May I make a few corrections though. You do need to crack open the motor and install a thicker head gasket if you're gonna run more than 8-9psi reliably. If left with stock compression then max power would be around 320-350whp at 8-9psi. With HG and 15-16psi boost then power will be approx 420-450whp or so. This is taking into account the person is using a turbo around 60mm size.

Also, in your supra pushing 700hp...keep in mind the GTE comes stock with a coolant/oil heat exchanger on the oil filter. Yes it's not that great of a solution but it is still a cooler. On the GE motor there is no such cooler. I would suggest an external cooler on the GE motor if running around the 500hp mark. Also, for those of you guys planning to boost make sure to use a good synthetic oil that will not sludge as easily.

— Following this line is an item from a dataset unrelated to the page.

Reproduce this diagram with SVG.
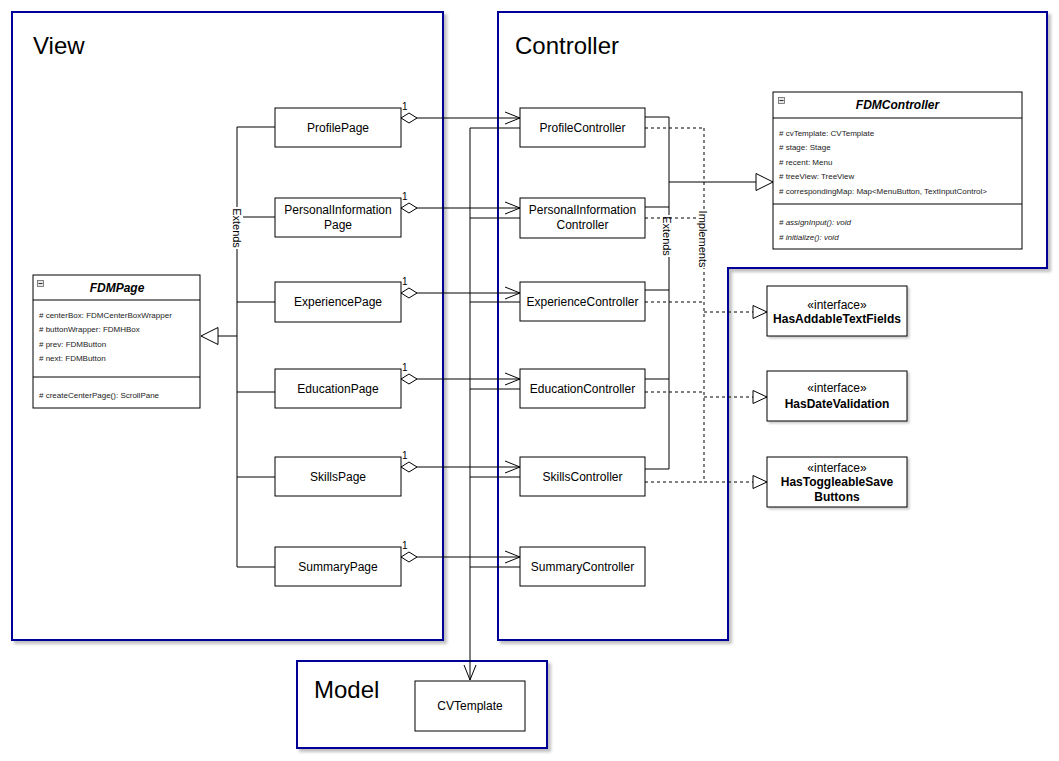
<svg xmlns="http://www.w3.org/2000/svg" width="1059" height="761" viewBox="0 0 1059 761">
  <defs>
    <style>
      .pkg { fill: #ffffff; stroke: #000099; stroke-width: 2; filter: url(#shadow); }
      .pkg-title { font-family: "Liberation Sans", Arial, sans-serif; font-size: 24px; fill: #000; }
      .node { fill: #ffffff; stroke: #000; stroke-width: 1; }
      .soft { filter: url(#nodeShadow); }
      .label { font-family: "Liberation Sans", Arial, sans-serif; font-size: 12px; fill: #000; text-anchor: middle; }
      .bold { font-weight: bold; }
      .cls-title { font-family: "Liberation Sans", Arial, sans-serif; font-size: 12px; font-weight: bold; font-style: italic; text-anchor: middle; }
      .member { font-family: "Liberation Sans", Arial, sans-serif; font-size: 8px; fill: #222; }
      .italic { font-style: italic; }
      .edge { fill: none; stroke: #000; stroke-width: 1; }
      .dashed { stroke-dasharray: 3 3; }
      .mult { font-family: "Liberation Sans", Arial, sans-serif; font-size: 10px; fill: #000; }
      .elabel { font-family: "Liberation Sans", Arial, sans-serif; font-size: 11px; fill: #000; text-anchor: middle; dominant-baseline: central; }
      .toggle { fill: #e6e6e6; stroke: #666; stroke-width: 0.8; }
    </style>
    <filter id="shadow" x="-5%" y="-5%" width="115%" height="115%">
      <feDropShadow dx="3" dy="3" stdDeviation="1.5" flood-color="#000" flood-opacity="0.25"/>
    </filter>
    <filter id="nodeShadow" x="-5%" y="-5%" width="115%" height="120%">
      <feDropShadow dx="2" dy="2" stdDeviation="1" flood-color="#000" flood-opacity="0.2"/>
    </filter>
    <!-- aggregation diamond (start of path) -->
    <marker id="diamond" markerUnits="userSpaceOnUse" viewBox="-1 -1 18 12" refX="0" refY="5" markerWidth="18" markerHeight="12" orient="auto">
      <path d="M0,5 L8,0 L16,5 L8,10 Z" fill="#fff" stroke="#000" stroke-width="1"/>
    </marker>
    <!-- open navigability arrow -->
    <marker id="open" markerUnits="userSpaceOnUse" viewBox="-1 -1 17 14" refX="15" refY="6" markerWidth="17" markerHeight="14" orient="auto">
      <path d="M0,0 L15,6 L0,12" fill="none" stroke="#000" stroke-width="1"/>
    </marker>
    <!-- generalization triangle -->
    <marker id="gen" markerUnits="userSpaceOnUse" viewBox="-1 -1 19 19" refX="17" refY="8.5" markerWidth="19" markerHeight="19" orient="auto">
      <path d="M0,0 L17,8.5 L0,17 Z" fill="#fff" stroke="#000" stroke-width="1"/>
    </marker>
    <!-- realization triangle -->
    <marker id="real" markerUnits="userSpaceOnUse" viewBox="-1 -1 16 15" refX="14" refY="6.5" markerWidth="16" markerHeight="15" orient="auto">
      <path d="M0,0 L14,6.5 L0,13 Z" fill="#fff" stroke="#000" stroke-width="1"/>
    </marker>
  </defs>

  <rect width="1059" height="761" fill="#ffffff"/>

  <!-- packages -->
  <g id="pkg-view">
    <rect class="pkg" x="12" y="12" width="431" height="628"/>
    <text class="pkg-title" x="33" y="54">View</text>
  </g>
  <g id="pkg-controller">
    <polygon class="pkg" points="498,12 1047,12 1047,268 728,268 728,640 498,640"/>
    <text class="pkg-title" x="515" y="54">Controller</text>
  </g>
  <g id="pkg-model">
    <rect class="pkg" x="297" y="661" width="250" height="87"/>
    <text class="pkg-title" x="314" y="698">Model</text>
  </g>

  <!-- connectors -->
  <g id="connectors">
    <!-- pages extend FDMPage -->
    <path class="edge" d="M237,127 V567"/>
    <path class="edge" d="M237,127 H275 M237,217 H275 M237,302 H275 M237,392 H275 M237,477 H275 M237,567 H275"/>
    <path class="edge" d="M237,336 H201" marker-end="url(#gen)"/>
    <rect x="231" y="207" width="12" height="42" fill="#fff"/>
    <text class="elabel" transform="translate(237,228) rotate(90)">Extends</text>

    <!-- page to controller aggregations -->
    <path class="edge" d="M401,118 H520" marker-start="url(#diamond)" marker-end="url(#open)"/>
    <path class="edge" d="M401,208 H520" marker-start="url(#diamond)" marker-end="url(#open)"/>
    <path class="edge" d="M401,293 H520" marker-start="url(#diamond)" marker-end="url(#open)"/>
    <path class="edge" d="M401,379 H520" marker-start="url(#diamond)" marker-end="url(#open)"/>
    <path class="edge" d="M401,467 H520" marker-start="url(#diamond)" marker-end="url(#open)"/>
    <path class="edge" d="M401,557 H520" marker-start="url(#diamond)" marker-end="url(#open)"/>
    <text class="mult" x="402" y="110">1</text>
    <text class="mult" x="402" y="200">1</text>
    <text class="mult" x="402" y="285">1</text>
    <text class="mult" x="402" y="371">1</text>
    <text class="mult" x="402" y="459">1</text>
    <text class="mult" x="402" y="549">1</text>

    <!-- controllers use CVTemplate -->
    <path class="edge" d="M520,128 H470 M520,218 H470 M520,302 H470 M520,389 H470 M520,477 H470 M520,567 H470"/>
    <path class="edge" d="M470,128 V680" marker-end="url(#open)"/>

    <!-- controllers extend FDMController -->
    <path class="edge" d="M669,117 V469"/>
    <path class="edge" d="M645,117 H669 M645,207 H669 M645,290 H669 M645,379 H669 M645,469 H669"/>
    <path class="edge" d="M669,182 H773" marker-end="url(#gen)"/>
    <rect x="661" y="215" width="12" height="42" fill="#fff"/>
    <text class="elabel" transform="translate(667,236) rotate(90)">Extends</text>

    <!-- controllers implement interfaces -->
    <path class="edge dashed" d="M704,128 V482"/>
    <path class="edge dashed" d="M645,128 H704 M645,218 H704 M645,302 H704 M645,392 H704 M645,482 H704"/>
    <path class="edge dashed" d="M704,312 H767" marker-end="url(#real)"/>
    <path class="edge dashed" d="M704,397 H767" marker-end="url(#real)"/>
    <path class="edge dashed" d="M704,482 H767" marker-end="url(#real)"/>
    <rect x="697" y="211" width="13" height="57" fill="#fff"/>
    <text class="elabel" transform="translate(703,239) rotate(90)">Implements</text>
  </g>

  <!-- view nodes -->
  <g id="FDMPage">
    <rect class="node" x="33" y="275" width="167" height="133"/>
    <line class="edge" x1="33" y1="300" x2="200" y2="300"/>
    <line class="edge" x1="33" y1="377" x2="200" y2="377"/>
    <rect class="toggle" x="37.5" y="280.5" width="6" height="6"/>
    <line x1="38.5" y1="283.5" x2="42.5" y2="283.5" stroke="#333" stroke-width="1"/>
    <text class="cls-title" x="117" y="292">FDMPage</text>
    <text class="member" x="39" y="318">#  centerBox: FDMCenterBoxWrapper</text>
    <text class="member" x="39" y="332">#  buttonWrapper: FDMHBox</text>
    <text class="member" x="39" y="347">#  prev: FDMButton</text>
    <text class="member" x="39" y="361">#  next: FDMButton</text>
    <text class="member" x="39" y="398">#  createCenterPage(): ScrollPane</text>
  </g>
  <g id="ProfilePage">
    <rect class="node" x="275" y="108" width="126" height="39"/>
    <text class="label" x="338" y="132">ProfilePage</text>
  </g>
  <g id="PersonalInformationPage">
    <rect class="node" x="275" y="198" width="126" height="39"/>
    <text class="label" x="338" y="214">PersonalInformation</text>
    <text class="label" x="338" y="229">Page</text>
  </g>
  <g id="ExperiencePage">
    <rect class="node" x="275" y="282" width="126" height="40"/>
    <text class="label" x="338" y="306">ExperiencePage</text>
  </g>
  <g id="EducationPage">
    <rect class="node" x="275" y="369" width="126" height="39"/>
    <text class="label" x="338" y="393">EducationPage</text>
  </g>
  <g id="SkillsPage">
    <rect class="node" x="275" y="457" width="126" height="39"/>
    <text class="label" x="338" y="481">SkillsPage</text>
  </g>
  <g id="SummaryPage">
    <rect class="node" x="275" y="547" width="126" height="39"/>
    <text class="label" x="338" y="571">SummaryPage</text>
  </g>

  <!-- controller nodes -->
  <g id="ProfileController">
    <rect class="node" x="520" y="108" width="125" height="39"/>
    <text class="label" x="582.5" y="132">ProfileController</text>
  </g>
  <g id="PersonalInformationController">
    <rect class="node" x="520" y="198" width="125" height="40"/>
    <text class="label" x="582.5" y="214">PersonalInformation</text>
    <text class="label" x="582.5" y="229">Controller</text>
  </g>
  <g id="ExperienceController">
    <rect class="node" x="520" y="282" width="125" height="39"/>
    <text class="label" x="582.5" y="306">ExperienceController</text>
  </g>
  <g id="EducationController">
    <rect class="node" x="520" y="369" width="125" height="39"/>
    <text class="label" x="582.5" y="393">EducationController</text>
  </g>
  <g id="SkillsController">
    <rect class="node" x="520" y="457" width="125" height="39"/>
    <text class="label" x="582.5" y="481">SkillsController</text>
  </g>
  <g id="SummaryController">
    <rect class="node" x="520" y="547" width="125" height="39"/>
    <text class="label" x="582.5" y="571">SummaryController</text>
  </g>

  <g id="FDMController">
    <rect class="node" x="773" y="92" width="249" height="157"/>
    <line class="edge" x1="773" y1="118" x2="1022" y2="118"/>
    <line class="edge" x1="773" y1="204" x2="1022" y2="204"/>
    <rect class="toggle" x="778.5" y="97.5" width="6" height="6"/>
    <line x1="779.5" y1="100.5" x2="783.5" y2="100.5" stroke="#333" stroke-width="1"/>
    <text class="cls-title" x="897.5" y="109">FDMController</text>
    <text class="member" x="779" y="136">#  cvTemplate: CVTemplate</text>
    <text class="member" x="779" y="150">#  stage: Stage</text>
    <text class="member" x="779" y="165">#  recent: Menu</text>
    <text class="member" x="779" y="179">#  treeView: TreeView</text>
    <text class="member" x="779" y="194">#  correspondingMap: Map&lt;MenuButton, TextInputControl&gt;</text>
    <text class="member italic" x="779" y="225">#  assignInput(): void</text>
    <text class="member italic" x="779" y="240">#  initialize(): void</text>
  </g>

  <!-- interfaces -->
  <g id="HasAddableTextFields">
    <rect class="node soft" x="767" y="286" width="140" height="50"/>
    <text class="label" x="837" y="309">«interface»</text>
    <text class="label bold" x="837" y="323">HasAddableTextFields</text>
  </g>
  <g id="HasDateValidation">
    <rect class="node soft" x="767" y="371" width="140" height="50"/>
    <text class="label" x="837" y="392">«interface»</text>
    <text class="label bold" x="837" y="408">HasDateValidation</text>
  </g>
  <g id="HasToggleableSaveButtons">
    <rect class="node soft" x="767" y="457" width="140" height="50"/>
    <text class="label" x="837" y="472">«interface»</text>
    <text class="label bold" x="837" y="486">HasToggleableSave</text>
    <text class="label bold" x="837" y="501">Buttons</text>
  </g>

  <!-- model -->
  <g id="CVTemplate">
    <rect class="node" x="415" y="681" width="110" height="50"/>
    <text class="label" x="470" y="710">CVTemplate</text>
  </g>
</svg>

And the final point which nearly EVERYONE cheaps out on and regrets later on...the engine management. Plain and simple and straight to the point: a piggyback will never run the car as nicely as a properly tuned standalone. I made around 75hp more from switching to a standalone compared to a piggyback at the same 14psi.

Hey Jeff, yea I forgot about that head gasket, that was the 1st mod I did. Just install a OEM 94 Supra turbo headgasket. The oil cooler is questionable, I don't think it's necessary, allot of NA-T Supra guys are making big numbers with no issues but it certainly gives you piece of mind. I might do one on my car now tat we're talking about it.